Ab initio studies of structures and properties of small potassium clusters

TL;DR

This study uses ab initio methods to analyze the structures, binding energies, ionization potentials, and polarizabilities of small potassium clusters from 2 to 20 atoms, comparing results with experimental data.

Contribution

It provides a comprehensive ab initio analysis of potassium clusters, including geometry, electronic properties, and polarizabilities, with systematic comparison to existing data.

Findings

Binding energies and ionization potentials match well with experimental data.

Polarizabilities calculated by different methods are consistent and close to experiments.

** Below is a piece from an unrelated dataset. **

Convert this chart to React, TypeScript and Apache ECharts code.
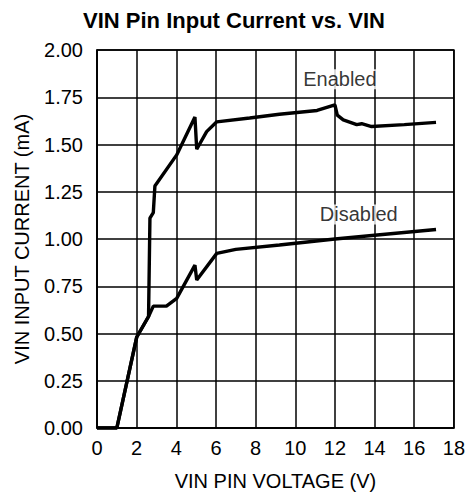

Systematic study of properties across cluster sizes from 2 to 20 atoms.

Abstract

We have studied the structure and properties of potassium clusters containing even number of atoms ranging from 2 to 20 at the ab initio level. The geometry optimization calculations are performed using all-electron density functional theory with gradient corrected exchange-correlation functional. Using these optimized geometries we investigate the evolution of binding energy, ionization potential, and static polarizability with the increasing size of the clusters. The polarizabilities are calculated by employing Moller-Plesset perturbation theory and time dependent density functional theory. The polarizabilities of dimer and tetramer are also calculated by employing large basis set coupled cluster theory with single and double excitations and perturbative triple excitations. The time dependent density functional theory calculations of polarizabilities are carried out with two different exchange-correlation potentials: (i) an asymptotically correct model potential and (ii) within the local density approximation. A systematic comparison with the other available theoretical and experimental data for various properties of small potassium clusters mentioned above has been performed. These comparisons reveal that both the binding energy and the ionization potential obtained with gradient corrected potential match quite well with the already published data. Similarly, the polarizabilities obtained with Moller-Plesset perturbation theory and with model potential are quite close to each other and also close to experimental data.